At the same time, Google licensed Visa’s PayWave contactless payment technology. And both American Express and Discover signed on as Google partners. With these companies now on board, Google is starting to build a strong partner ecosystem. In so doing, Google Wallet competing with other emerging mobile payment systems (such as Visa’s own Digital Wallet as well as the Isis consortium), in getting the strong array of partners in place.
Building a partner ecosystem will certainly help to strengthen the various mobile payment offerings. However, the emerging mobile payments sector will need to overcome a range of key hurdles in the coming years. Two of the most significant hurdles are:
- Merchant acceptance: only a very small percentage of merchant payment terminals can currently process mobile paymment transactions. Mobile payment providers will need to focus initially on spend categories and merchants that are most amenable to mobile payments, and over time expand to other merchant categories.

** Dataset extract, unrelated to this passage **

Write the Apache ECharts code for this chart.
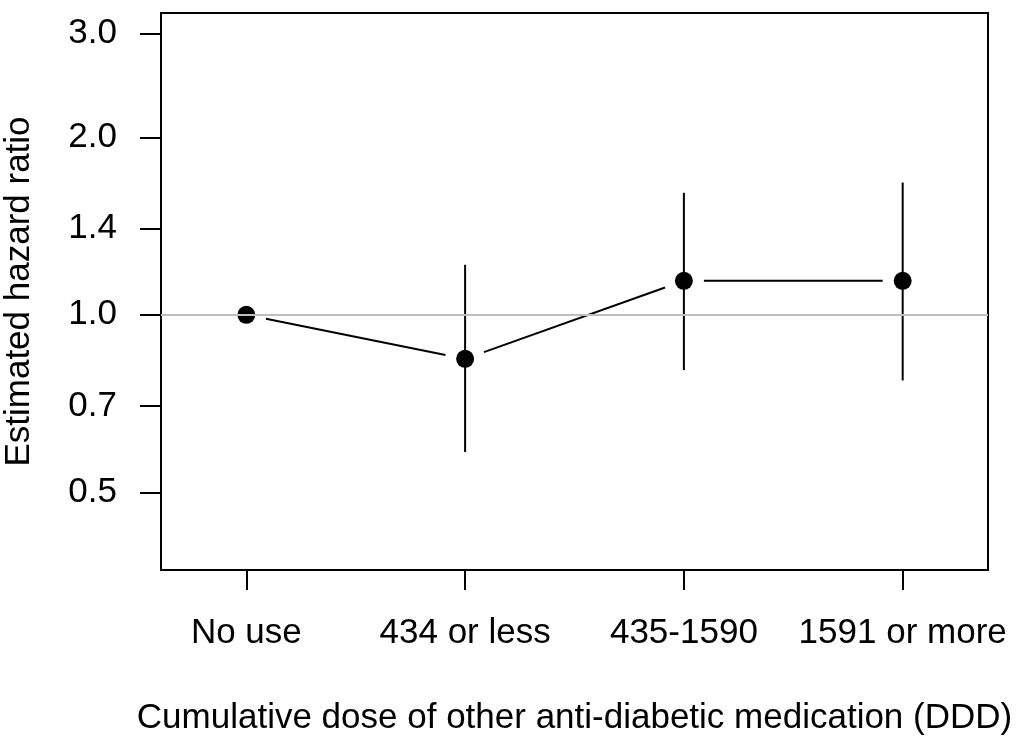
<!DOCTYPE html>
<html>
<head>
<meta charset="utf-8">
<script src="https://cdn.jsdelivr.net/npm/echarts@6/dist/echarts.min.js"></script>
<style>
  html, body { margin: 0; padding: 0; background: #fff; }
  #chart { width: 1022px; height: 738px; }
</style>
</head>
<body>
<div id="chart"></div>
<script>
// Dose groups and estimated hazard ratios with 95% confidence limits
const categories = ['No use', '434 or less', '435-1590', '1591 or more'];
const hazardRatio = [1.0, 0.842, 1.142, 1.142];
const ciLower = [null, 0.585, 0.806, 0.774];
const ciUpper = [null, 1.216, 1.611, 1.677];
const yTicks = [0.5, 0.7, 1.0, 1.4, 2.0, 3.0];
const xPositions = [1, 2, 3, 4];

// Plot ranges (log scale on y), padded by 4% on each side
const xLim = [0.75, 4.25];
const yLim = [Math.log(0.4), Math.log(3)];
const xPad = 0.04 * (xLim[1] - xLim[0]);
const yPad = 0.04 * (yLim[1] - yLim[0]);

const FONT = '"Liberation Sans", Arial, Helvetica, sans-serif';
const FONT_SIZE = 35;
const GAP = 20; // space left around each point by the connecting lines

const pointData = xPositions.map((x, i) => [x, Math.log(hazardRatio[i])]);
const segmentData = [];
for (let i = 0; i < pointData.length - 1; i++) {
  segmentData.push([pointData[i][0], pointData[i][1], pointData[i + 1][0], pointData[i + 1][1]]);
}
const ciData = [];
xPositions.forEach((x, i) => {
  if (ciLower[i] != null) ciData.push([x, Math.log(ciLower[i]), Math.log(ciUpper[i])]);
});

const chart = echarts.init(document.getElementById('chart'), null, { renderer: 'canvas' });

chart.setOption({
  animation: false,
  backgroundColor: '#fff',
  textStyle: { fontFamily: FONT },
  grid: {
    left: 161, right: 34, top: 13, bottom: 168,
    outerBoundsMode: 'none',
    containLabel: false,
    show: true, borderColor: '#000', borderWidth: 2, backgroundColor: 'transparent'
  },
  xAxis: {
    type: 'value',
    min: xLim[0] - xPad,
    max: xLim[1] + xPad,
    axisLine: { show: false, onZero: false },
    splitLine: { show: false },
    axisTick: { show: true, length: 20, customValues: xPositions, lineStyle: { color: '#000', width: 2 } },
    axisLabel: {
      customValues: xPositions,
      margin: 46,
      fontSize: FONT_SIZE, color: '#000', fontFamily: FONT,
      formatter: v => categories[Math.round(v) - 1]
    },
    name: 'Cumulative dose of other anti-diabetic medication (DDD)',
    nameLocation: 'middle',
    nameGap: 131,
    nameTextStyle: { fontSize: FONT_SIZE, color: '#000', fontFamily: FONT }
  },
  yAxis: {
    type: 'value',
    min: yLim[0] - yPad,
    max: yLim[1] + yPad,
    axisLine: { show: false, onZero: false },
    splitLine: { show: false },
    axisTick: { show: true, length: 21, customValues: yTicks.map(Math.log), lineStyle: { color: '#000', width: 2 } },
    axisLabel: {
      customValues: yTicks.map(Math.log),
      margin: 44,
      fontSize: FONT_SIZE, color: '#000', fontFamily: FONT,
      formatter: v => Math.exp(v).toFixed(1)
    },
    name: 'Estimated hazard ratio',
    nameLocation: 'middle',
    nameGap: 124,
    nameTextStyle: { fontSize: FONT_SIZE, color: '#000', fontFamily: FONT }
  },
  series: [
    {
      // reference line at HR = 1
      type: 'line',
      data: [],
      silent: true,
      markLine: {
        silent: true,
        symbol: 'none',
        label: { show: false },
        lineStyle: { color: '#bfbfbf', width: 2, type: 'solid' },
        data: [{ yAxis: 0 }]
      },
      z: 1
    },
    {
      // connecting lines with gaps around the points
      type: 'custom',
      data: segmentData,
      encode: { x: [0, 2], y: [1, 3] },
      silent: true,
      z: 3,
      renderItem: (params, api) => {
        const p1 = api.coord([api.value(0), api.value(1)]);
        const p2 = api.coord([api.value(2), api.value(3)]);
        const dx = p2[0] - p1[0], dy = p2[1] - p1[1];
        const len = Math.sqrt(dx * dx + dy * dy);
        const ux = dx / len, uy = dy / len;
        return {
          type: 'line',
          shape: {
            x1: p1[0] + ux * GAP, y1: p1[1] + uy * GAP,
            x2: p2[0] - ux * GAP, y2: p2[1] - uy * GAP
          },
          style: { stroke: '#000', lineWidth: 2 }
        };
      }
    },
    {
      // confidence intervals
      type: 'custom',
      data: ciData,
      encode: { x: 0, y: [1, 2] },
      silent: true,
      z: 3,
      renderItem: (params, api) => {
        const lo = api.coord([api.value(0), api.value(1)]);
        const hi = api.coord([api.value(0), api.value(2)]);
        return {
          type: 'line',
          shape: { x1: lo[0], y1: lo[1], x2: hi[0], y2: hi[1] },
          style: { stroke: '#000', lineWidth: 2 }
        };
      }
    },
    {
      type: 'scatter',
      data: pointData,
      symbol: 'circle',
      symbolSize: 18,
      itemStyle: { color: '#000', opacity: 1 },
      silent: true,
      z: 4
    }
  ]
});
</script>
</body>
</html>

- Consumer adoption: Cash and cards are established and relatively convenient forms of payment, and will be very difficult to dislodge. Mobile payment providers will need to build awareness of mobile payments as a spending category, and communicate mobile payments’ key advantages over establish payment methods (e.g., speed, convenience, as well as the ability to receive special offers at the point of sale). In addition to marketing the categories, individual mobile payment providers will also have to differentiate their own offering from direct competitors.